More On The Architecture
You can't read about a new game these days, without hearing about the quality of the shadows produced by its engine. Doom 3 and Quake 4 immediately come to mind, as two games that make heavy use of shadows to produce a realistic looking game world.
A widely used method for producing shadows is shadow mapping. This technique of rendering shadows works by first rendering the scene from the point of view of a light source. The results are not displayed, but instead stored in a special shadow map texture where each value represents the distance of the nearest object to the light source. The scene is then rendered from the gamer's viewpoint, and each pixel is checked against the shadow map to determine if there are any objects between it and the light source. If an object falls within the shadow map, the pixel is in shadow and will be darkened, otherwise it is lit normally.
Basic shadow maps typically create hard-edged shadows, which isn't very realistic. In the real world, shadows usually have much softer edges. To create soft shadows in games, the shadow map is usually filtered in some way. The filtering can be done by taking X number of samples, and then combining them in a pixel shader. Generally, the more samples used, the better the resulting soft shadows. Doing this requires a large number of texture lookups, however, which can hurt performance.
To speed up the texture lookups necessary for using this technique for soft shadows, the Radeon X1900 includes a new texture sampling feature called Fetch4. It works by exploiting the fact that most textures are composed of color values, each with four components (Red, Green, Blue, and Alpha or transparency). The texture units are designed to sample and filter all four components from one texture address simultaneously. However, when looking up different types of textures with single-component values (such as shadow maps), Fetch4 instead allows four values from adjacent addresses to be sampled simultaneously.
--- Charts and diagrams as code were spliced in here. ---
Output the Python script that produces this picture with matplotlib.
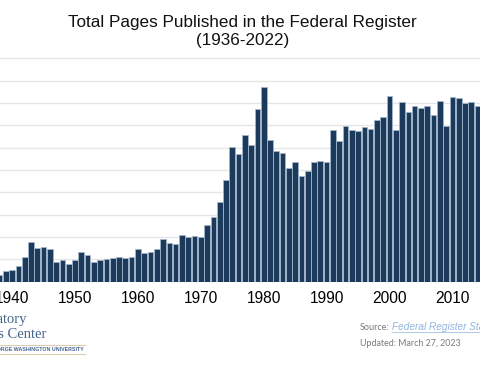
import matplotlib.pyplot as plt
from matplotlib.lines import Line2D

# Total pages published in the Federal Register, 1936-2022
years = list(range(1936, 2023))
pages = [2620, 3450, 3194, 5007, 5307, 6877, 11134, 17553, 15194, 15508,
         14736, 8902, 9608, 7952, 9562, 13175, 11896, 8912, 9910, 10196,
         10528, 11156, 10579, 11116, 14479, 12792, 13226, 14842, 19304, 17206,
         16850, 21088, 20072, 20466, 20036, 25442, 28924, 35592, 45422, 60221,
         57072, 65603, 61261, 77498, 87012, 63554, 58494, 57704, 50998, 53480,
         47418, 49654, 53376, 53842, 53620, 67716, 62928, 69688, 68108, 67518,
         69368, 68530, 72356, 73880, 83294, 67702, 80332, 75798, 78852, 77777,
         78724, 74408, 80700, 69644, 82480, 82351, 80050, 80462, 78796, 81611,
         97069, 61950, 68082, 72564, 87352, 74352, 80756]
tick_years = [1940, 1950, 1960, 1970, 1980, 1990, 2000, 2010, 2020]

W, H = 480, 368
fig = plt.figure(figsize=(W / 100, H / 100), dpi=100)
plt.rcParams['font.family'] = ['Liberation Sans', 'DejaVu Sans']

# axes extend past the figure edges (the reference is a crop of a wider chart)
px_per_year = 6.29
x0, x1 = 1935.4, 2022.6
left_px = 263.7 - (1980 - x0) * px_per_year
right_px = 263.7 + (x1 - 1980) * px_per_year
ymax = 105000
px_per_10k = 22.34
base_px = H - 281.7
top_px = base_px + ymax / 10000 * px_per_10k
ax = fig.add_axes([left_px / W, base_px / H, (right_px - left_px) / W,
                   (top_px - base_px) / H])

ax.bar(years, pages, width=0.9, color='#1b3a5c', edgecolor='#a3b6ca',
       linewidth=0.6, zorder=3)
ax.set_xlim(x0, x1)
ax.set_ylim(0, ymax)
ax.set_yticks(range(0, 100001, 10000))
ax.set_yticklabels([])
ax.set_xticks(tick_years)
ax.set_xticklabels([str(y) for y in tick_years], fontsize=11.2)
ax.tick_params(length=0, pad=7)
ax.grid(axis='y', color='#e6e6e6', linewidth=1, zorder=0)
for s in ax.spines.values():
    s.set_visible(False)

fig.text(0.505, 1 - 22.5 / H, 'Total Pages Published in the Federal Register',
         ha='center', va='center', fontsize=12.3, color='#111111')
fig.text(0.505, 1 - 40.5 / H, '(1936-2022)', ha='center', va='center',
         fontsize=12.3, color='#111111')

# logo (cropped at left edge)
logo_c = '#45658c'
fig.text(27 / W, 1 - 320 / H, 'Regulatory', ha='right', va='center',
         fontsize=10.5, family='Liberation Serif', color=logo_c)
fig.text(46 / W, 1 - 335 / H, 'Studies Center', ha='right', va='center',
         fontsize=10.5, family='Liberation Serif', color=logo_c)
fig.text(84 / W, 1 - 349.5 / H, 'THE GEORGE WASHINGTON UNIVERSITY',
         ha='right', va='center', fontsize=3.8, fontweight='bold',
         color=logo_c)
for yy in (345, 354):
    fig.add_artist(Line2D([0, 85 / W], [1 - yy / H, 1 - yy / H],
                          color='#dccdb0', linewidth=0.8))

# source notes
note_c = '#7a7a7a'
fig.text(360 / W, 1 - 327 / H, 'Source:', ha='left', va='center',
         fontsize=6.5, family='Lato', color=note_c)
fig.text(392 / W, 1 - 327 / H, 'Federal Register Statistics', ha='left',
         va='center', fontsize=7.2, color='#8fb4e0', style='italic')
fig.add_artist(Line2D([392 / W, 1], [1 - 331.5 / H, 1 - 331.5 / H],
                      color='#8fb4e0', linewidth=0.5))
fig.text(360 / W, 1 - 344 / H, 'Updated: March 27, 2023', ha='left',
         va='center', fontsize=6.4, family='Lato', color=note_c)

fig.savefig('out.png', dpi=100)
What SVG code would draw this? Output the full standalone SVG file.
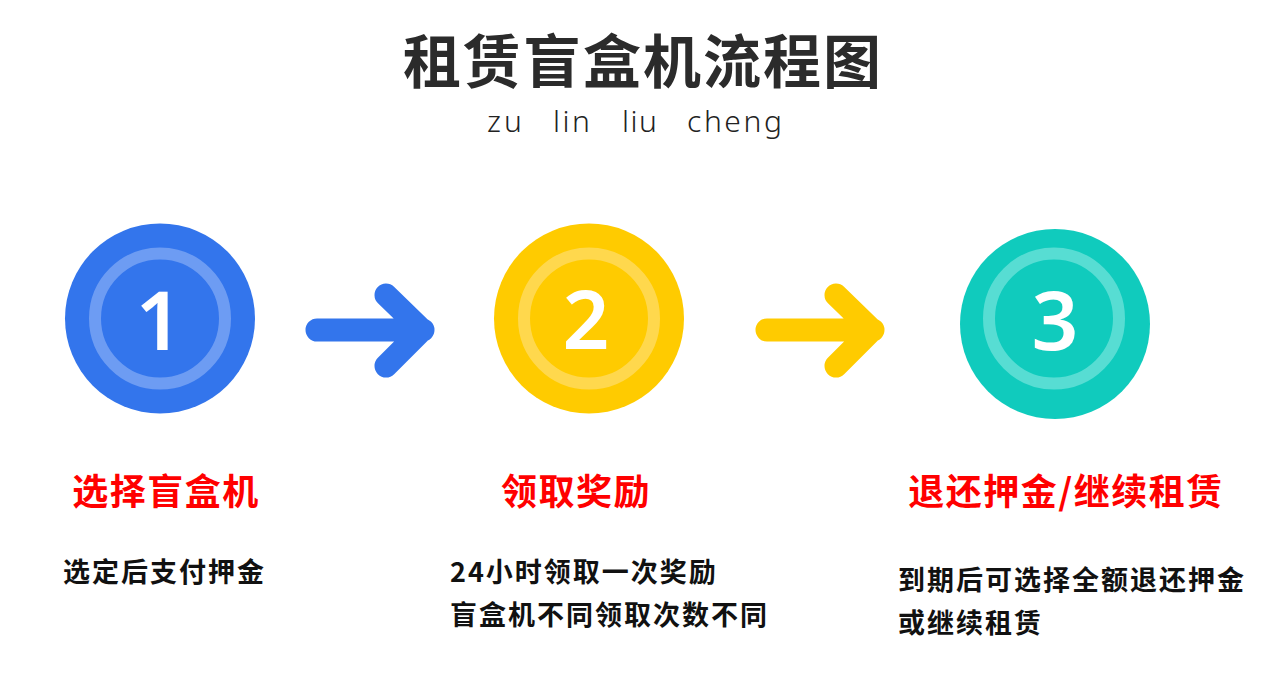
<svg xmlns="http://www.w3.org/2000/svg" width="1263" height="694" viewBox="0 0 1263 694">
<style>
.title{font-family:"Noto Sans CJK SC","Noto Sans",sans-serif;font-weight:700;font-size:58px;fill:#2b2b2b;letter-spacing:2px}
.sub{font-family:"Noto Sans","Open Sans",sans-serif;font-weight:300;font-size:30px;fill:#222}
.digit{font-family:"Noto Sans","Open Sans",sans-serif;font-weight:600;font-size:82px;fill:#fff;text-anchor:middle}
.lbl{font-family:"Noto Sans CJK SC",sans-serif;font-weight:700;font-size:36px;fill:#ff0000;letter-spacing:1.5px;text-anchor:middle}
.desc{font-family:"Noto Sans CJK SC",sans-serif;font-weight:700;font-size:27px;fill:#111;letter-spacing:2px}
.arrow{fill:none;stroke-width:23;stroke-linecap:round;stroke-linejoin:round}
</style>
<rect width="1263" height="694" fill="#fff"/>
<g id="title">
<text class="title" x="643" y="83" text-anchor="middle">租赁盲盒机流程图</text>
<text class="sub" y="132"><tspan x="487" textLength="35">zu</tspan><tspan x="553" textLength="37">lin</tspan><tspan x="622" textLength="35">liu</tspan><tspan x="687" textLength="95">cheng</tspan></text>
</g>
<g id="step1">
<circle cx="160" cy="318.5" r="95" fill="#3375ec"/>
<circle cx="160" cy="318.5" r="65" fill="none" stroke="#6d9cf3" stroke-width="12"/>
<text class="digit" x="159" y="350">1</text>
<text class="lbl" x="166" y="505">选择盲盒机</text>
<text class="desc" x="63" y="582">选定后支付押金</text>
</g>
<g id="step2">
<circle cx="589" cy="318.5" r="95" fill="#ffcb00"/>
<circle cx="589" cy="318.5" r="65" fill="none" stroke="#ffd84d" stroke-width="12"/>
<text class="digit" x="586" y="349">2</text>
<text class="lbl" x="576" y="505">领取奖励</text>
<text class="desc" x="450" y="582">24小时领取一次奖励</text>
<text class="desc" x="450" y="625">盲盒机不同领取次数不同</text>
</g>
<g id="step3">
<circle cx="1055" cy="324" r="95" fill="#10cbbd"/>
<circle cx="1054" cy="318.5" r="65" fill="none" stroke="#57ddd3" stroke-width="12"/>
<text class="digit" x="1055" y="350">3</text>
<text class="lbl" x="1066" y="505">退还押金/继续租赁</text>
<text class="desc" x="898" y="590">到期后可选择全额退还押金</text>
<text class="desc" x="898" y="633">或继续租赁</text>
</g>
<g id="connectors">
<path class="arrow" stroke="#3375ec" d="M317 330 H423 M386 295 L422 330 L386 366"/>
<path class="arrow" stroke="#ffcb00" d="M767 330 H873 M836 295 L872 330 L836 366"/>
</g>
</svg>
This effectively increases the texture sampling rate by a factor of 4. To exploit the Fetch4 feature though, specific code needs to be used in the game engine.
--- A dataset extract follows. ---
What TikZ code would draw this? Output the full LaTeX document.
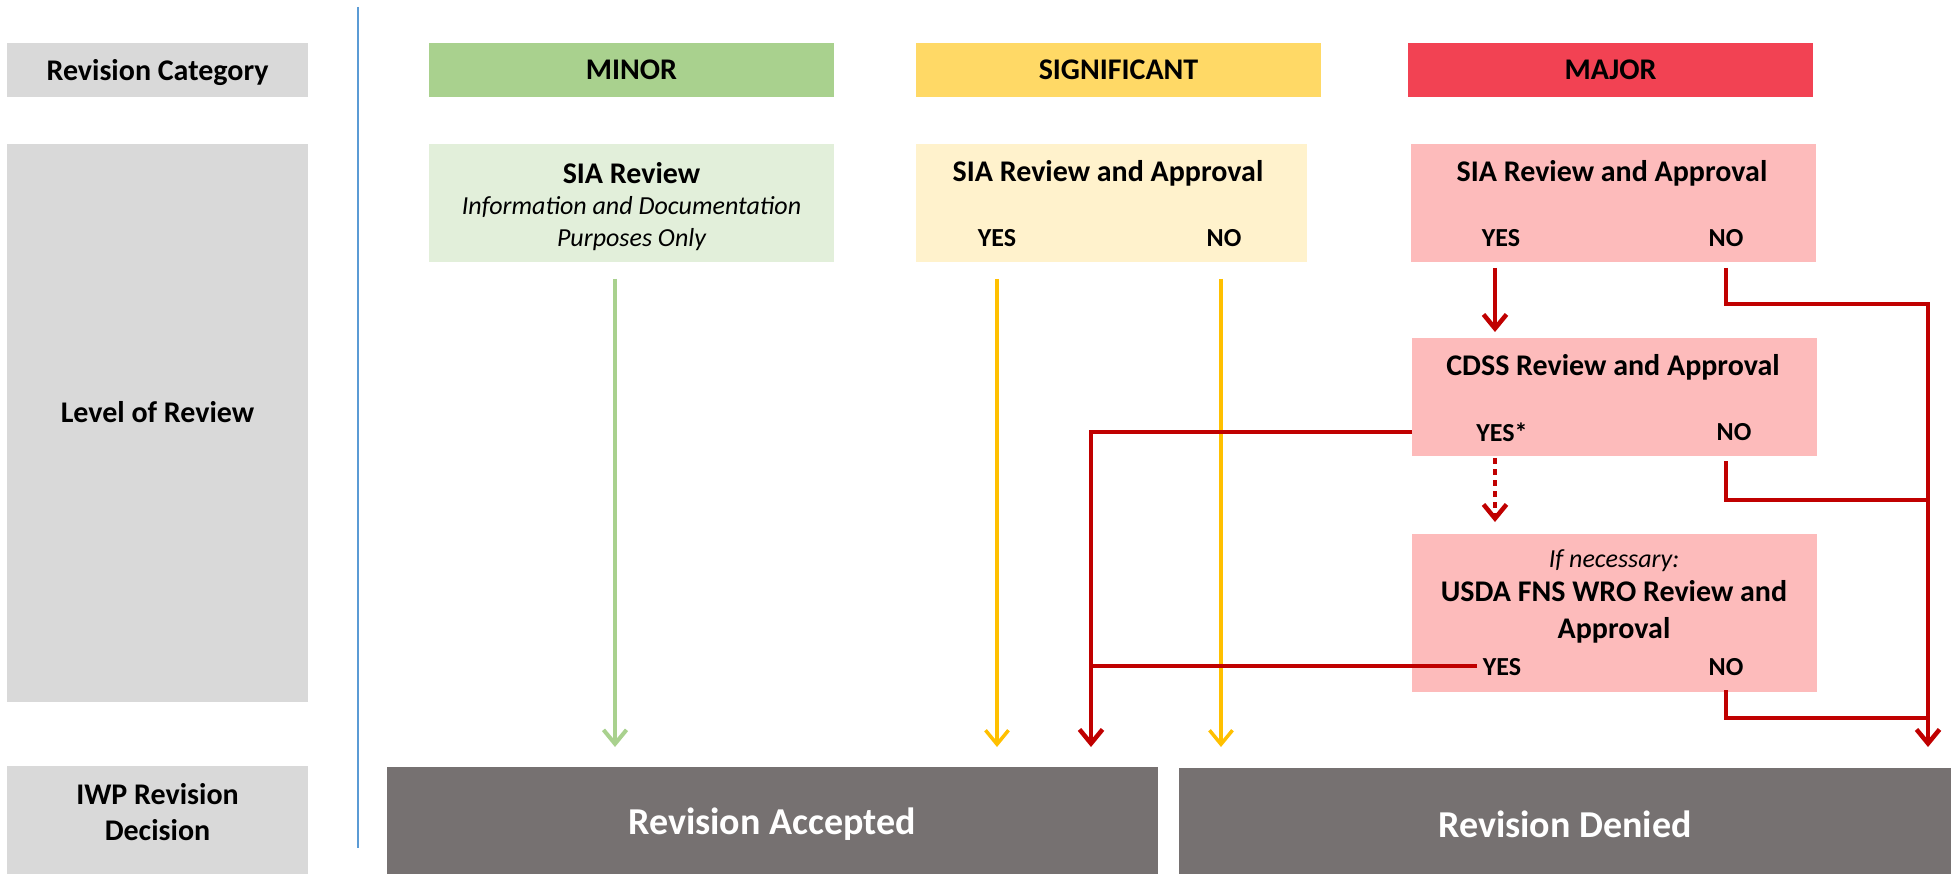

Another enhancement made to the R580 should help with performance at ultra high resolutions, think 1920x1200 and above. All Radeon GPUs support a Hierarchical Z feature, that works by detecting and eliminating pixels that will be hidden in the final rendered image, and discarding them before any further pixel processing takes place. To function though, this feature requires high speed on-chip memory, or a buffer, and this memory is often of a limited size. Rendering at resolutions higher than this integrated buffer was designed to support can reduce the effectiveness of Hierarchical Z. The Radeon X1900 incorporates 50% more on-chip memory for Hierarchical Z than the Radeon X1800. This means that its performance should not drop off as dramatically at very high resolutions.